The diff'd record lines are tab separated, and are in the following order if --onlyDiffs is not specified: After April 16, 2012:

  • '<' or '>'
  • flag
  • chrom:pos (chromosome name ':' 1 based position) - if --noPos is not specified
  • cigar - if --noCigar is not specified
  • mapping quality - if --mapq or --all is specified
  • mate chrom:pos (chromosome name ':' 1 based position) - if --mate or --all is specified
  • insert size - if --isize or --all is specified
  • sequence - if --seq or --all is specified
  • base quality - if --baseQual or --all is specified
  • tag:type:value - for each tag:type specified in --tags or for every tag if --all or --everyTag specified
  • ...
  • tag:type:value


Prior to April 16, 2012:

  • '<' or '>'
  • flag
  • chrom:pos (chromosome name ':' 1 based position) - if --noPos is not specified
  • cigar - if --noCigar is not specified
  • sequence - if --seq is specified
  • base quality - if --baseQual is specified
  • tag:type:value - for each tag:type specified in --tags
  • ...
  • tag:type:value

If onlyDiffs is specified, only the fields that are specified and are different get printed in lines 2 & 3.

If all fields are diffed and --onlyDiffs is specified, it may be difficult to determine which field is different.

Example Output

Command:

../bin/bam diff --in1 testFiles/testDiff1.sam --in2 testFiles/testDiff2.sam --seq --baseQual --tags "OP:i;MD:Z" --onlyDiffs --out results/diffOrderSam.log

Output:

18:462+29M5I3M:F:295
<	a1	1:78
>	a1	1:74
1
>	a1	1:70	3S1M1S	ACGTN	;46>>	OP:i:75	MD:Z:30A0C5
2
>	a1	1:72	3S1M1S	ACGTN	;47>>	OP:i:75	MD:Z:30A0C5
ABC
>	cd	*:0	*	*	*
DEF
>	cd	*:0	*	*	*

SAM/BAM Format

use .sam/.bam extension to output in SAM/BAM format instead of diff format.

In SAM/BAM format there will be 3 output files:

  1. the specified name with record diffs
  2. specified name with _only_<in1>.sam/bam with records only in the in1 file
  3. specified name with _only_<in2>.sam/bam with records only in the in2 file

Records that are identical in the two files are not written in any of these output files.
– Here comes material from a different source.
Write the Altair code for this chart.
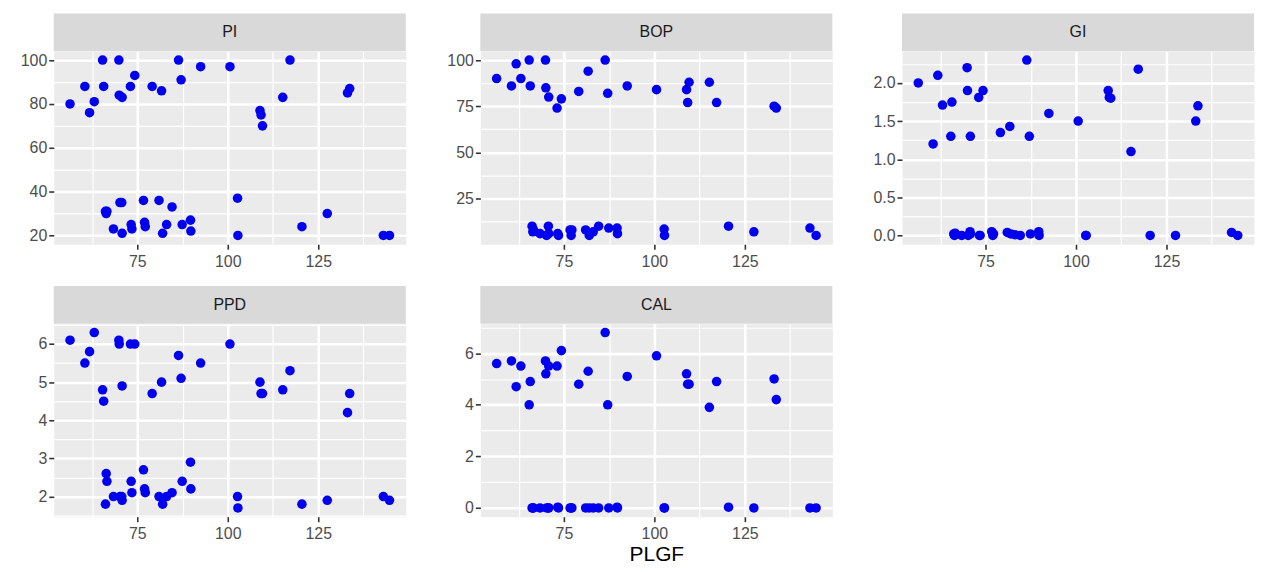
import altair as alt
import pandas as pd

# ---------------- data ----------------
PANELS = ["PI", "BOP", "GI", "PPD", "CAL"]

PLGF_HIGH = [56.4, 60.5, 61.8, 63.1, 65.4, 65.7, 69.9, 70.0, 70.8, 73.1, 74.3, 79.1,
             81.7, 86.4, 87.1, 92.5, 100.6, 108.9, 109.2, 109.6, 115.2, 117.2, 133.1, 133.7]
PI_HIGH = [80, 88, 76, 81, 100, 88, 100, 84, 83, 88, 93, 88,
           86, 100, 91, 97, 97, 77, 75, 70, 83, 100, 85, 87]
BOP_HIGH = [90, 86, 98, 90, 100, 86, 100, 85, 80, 74, 79, 83,
            94, 100, 82, 86, 84, 84, 77, 88, 88, 77, 75, 74]
GI_HIGH = [2.0, 1.2, 2.1, 1.71, 1.3, 1.75, 2.2, 1.9, 1.3, 1.81, 1.9, 1.35,
           1.43, 2.3, 1.3, 1.6, 1.5, 1.9, 1.81, 1.8, 1.1, 2.18, 1.5, 1.7]
PPD_HIGH = [6.1, 5.5, 5.8, 6.3, 4.8, 4.5, 6.1, 6.0, 4.9, 6.0, 6.0, 4.7,
            5.0, 5.7, 5.1, 5.5, 6.0, 5.0, 4.7, 4.7, 4.8, 5.3, 4.2, 4.7]
CAL_HIGH = [5.6, 5.7, 4.7, 5.5, 4.0, 4.9, 5.7, 5.2, 5.5, 5.5, 6.1, 4.8,
            5.3, 6.8, 4.0, 5.1, 5.9, 5.2, 4.8, 4.8, 3.9, 4.9, 5.0, 4.2]

PLGF_LOW = [66.2, 66.4, 66.6, 68.4, 70.2, 70.7, 70.8, 73.3, 73.5, 76.7, 77.0, 77.2,
            81.0, 82.0, 83.1, 84.6, 87.4, 89.7, 89.8, 102.7, 102.8, 120.5, 127.5, 143.0, 144.7]
PI_LOW = [31, 30, 31, 23, 35, 35, 21, 25, 23, 36, 26, 24,
          36, 21, 25, 33, 25, 27, 22, 37, 20, 24, 30, 20, 20]
BOP_LOW = [10, 7, 8, 6, 5, 10, 6, 6, 5, 8, 5, 8,
           8, 5, 7, 10, 9, 9, 6, 8.5, 5, 10, 7, 9, 5]
GI_LOW = [0.02, 0.0, 0.03, 0.0, 0.0, 0.05, 0.02, 0.0, 0.0, 0.05, 0.0, 0.02,
          0.04, 0.02, 0.01, 0.0, 0.02, 0.05, 0.0, 0.0, 0.0, 0.0, 0.0, 0.04, 0.0]
PPD_LOW = [1.8, 2.6, 2.4, 2.0, 2.0, 2.0, 1.9, 2.4, 2.1, 2.7, 2.2, 2.1,
           2.0, 1.8, 2.0, 2.1, 2.4, 2.9, 2.2, 2.0, 1.7, 1.8, 1.9, 2.0, 1.9]
CAL_LOW = [0.0, 0.0, 0.0, 0.0, 0.0, 0.0, 0.0, 0.03, 0.0, 0.0, 0.0, 0.0,
           0.0, 0.0, 0.0, 0.0, 0.0, 0.03, 0.0, 0.0, 0.0, 0.03, 0.0, 0.0, 0.0]

X_TICKS = [75, 100, 125]
X_MINOR = [62.5, 87.5, 112.5, 137.5]
X_DOMAIN = [51.9, 149.2]

Y_DOMAIN = {"PI": [16, 104], "BOP": [0.25, 104.75], "GI": [-0.115, 2.415],
            "PPD": [1.47, 6.53], "CAL": [-0.34, 7.14]}
Y_TICKS = {"PI": [20, 40, 60, 80, 100], "BOP": [25, 50, 75, 100],
           "GI": [0.0, 0.5, 1.0, 1.5, 2.0], "PPD": [2, 3, 4, 5, 6], "CAL": [0, 2, 4, 6]}
Y_MINOR = {"PI": [30, 50, 70, 90], "BOP": [12.5, 37.5, 62.5, 87.5],
           "GI": [0.25, 0.75, 1.25, 1.75, 2.25], "PPD": [1.5, 2.5, 3.5, 4.5, 5.5, 6.5],
           "CAL": [1, 3, 5, 7]}
Y_FORMAT = {"PI": "d", "BOP": "d", "GI": ".1f", "PPD": "d", "CAL": "d"}

values_high = {"PI": PI_HIGH, "BOP": BOP_HIGH, "GI": GI_HIGH, "PPD": PPD_HIGH, "CAL": CAL_HIGH}
values_low = {"PI": PI_LOW, "BOP": BOP_LOW, "GI": GI_LOW, "PPD": PPD_LOW, "CAL": CAL_LOW}

rows = []
for p in PANELS:
    for x, v in zip(PLGF_HIGH, values_high[p]):
        rows.append({"PLGF": x, "var": p, "value": v})
    for x, v in zip(PLGF_LOW, values_low[p]):
        rows.append({"PLGF": x, "var": p, "value": v})
df = pd.DataFrame(rows)

# ---------------- layout ----------------
W = 354
H = 194
STRIP = 38
FONT = "Liberation Sans"
POINT_COLOR = "#0000EE"


def panel(name, y_extent, x_title=None):
    d = df[df["var"] == name]
    xs = alt.Scale(domain=X_DOMAIN, nice=False, zero=False)
    ys = alt.Scale(domain=Y_DOMAIN[name], nice=False, zero=False)
    base = alt.Chart(d)

    minor = base.mark_circle(opacity=0).encode(
        x=alt.X("PLGF:Q", scale=xs,
                axis=alt.Axis(orient="top", values=X_MINOR, labels=False, ticks=False,
                              domain=False, grid=True, gridWidth=1.2, gridColor="white",
                              minExtent=0, maxExtent=0, title=None)),
        y=alt.Y("value:Q", scale=ys,
                axis=alt.Axis(orient="right", values=Y_MINOR[name], labels=False, ticks=False,
                              domain=False, grid=True, gridWidth=1.2, gridColor="white",
                              minExtent=0, maxExtent=0, title=None)),
    )

    pts = base.mark_circle(size=92, color=POINT_COLOR, opacity=1).encode(
        x=alt.X("PLGF:Q", scale=xs,
                axis=alt.Axis(orient="bottom", values=X_TICKS, format="d", title=x_title,
                              grid=True, gridWidth=2.6, gridColor="white",
                              labelPadding=4, minExtent=25, maxExtent=25, titlePadding=2)),
        y=alt.Y("value:Q", scale=ys,
                axis=alt.Axis(orient="left", values=Y_TICKS[name], format=Y_FORMAT[name],
                              grid=True, gridWidth=2.6, gridColor="white",
                              title=None, minExtent=y_extent, maxExtent=y_extent)),
    )

    strip_df = pd.DataFrame({"label": [name]})
    strip = alt.Chart(strip_df).mark_rect(color="#D9D9D9").encode(
        x=alt.value(0), x2=alt.value(W), y=alt.value(-STRIP), y2=alt.value(0)
    )
    txt = alt.Chart(strip_df).mark_text(
        font=FONT, fontSize=16, color="#1A1A1A", baseline="middle", align="center"
    ).encode(text="label:N", x=alt.value(W / 2), y=alt.value(-STRIP / 2))

    return alt.layer(minor, pts, strip, txt).resolve_axis(
        x="independent", y="independent"
    ).properties(width=W, height=H)


row1 = alt.hconcat(panel("PI", 34), panel("BOP", 34), panel("GI", 29), spacing=39)
row2 = alt.hconcat(panel("PPD", 34), panel("CAL", 34, x_title="PLGF"), spacing=39)

chart = alt.vconcat(row1, row2, spacing=15).properties(
    padding={"left": 11, "top": 3, "right": 0, "bottom": 0},
    background="white",
).configure_view(
    fill="#EBEBEB", stroke="transparent"
).configure_axis(
    labelFont=FONT, labelFontSize=16, labelColor="#4D4D4D",
    tickColor="#333333", tickSize=5, tickWidth=1.6, labelPadding=2,
    domain=False, gridColor="white", gridWidth=2.6,
    titleFont=FONT, titleFontSize=21, titleColor="black", titleFontWeight="normal"
)

chart.save("out.html", embed_options={"renderer": "svg", "actions": False})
When a record is found in both input files, but a difference is found, the record from the first file is written with additional tags to indicate the values from the second file, using the following tags:

  • ZF - Flag
  • ZP - Chromosome:1-based Position
  • ZC - Cigar
  • ZM - Mapping Quality
  • ZN - Chromosome:1-based Mate Position
  • ZI - Insert Size
  • ZS - Sequence
  • ZQ - Base Quality
  • ZT - Tags

If --onlyDiffs is not specified, all fields that were compared will be printed in the tags. If --onlyDiffs is specified, then only the differing compared fields will be printed in the tags.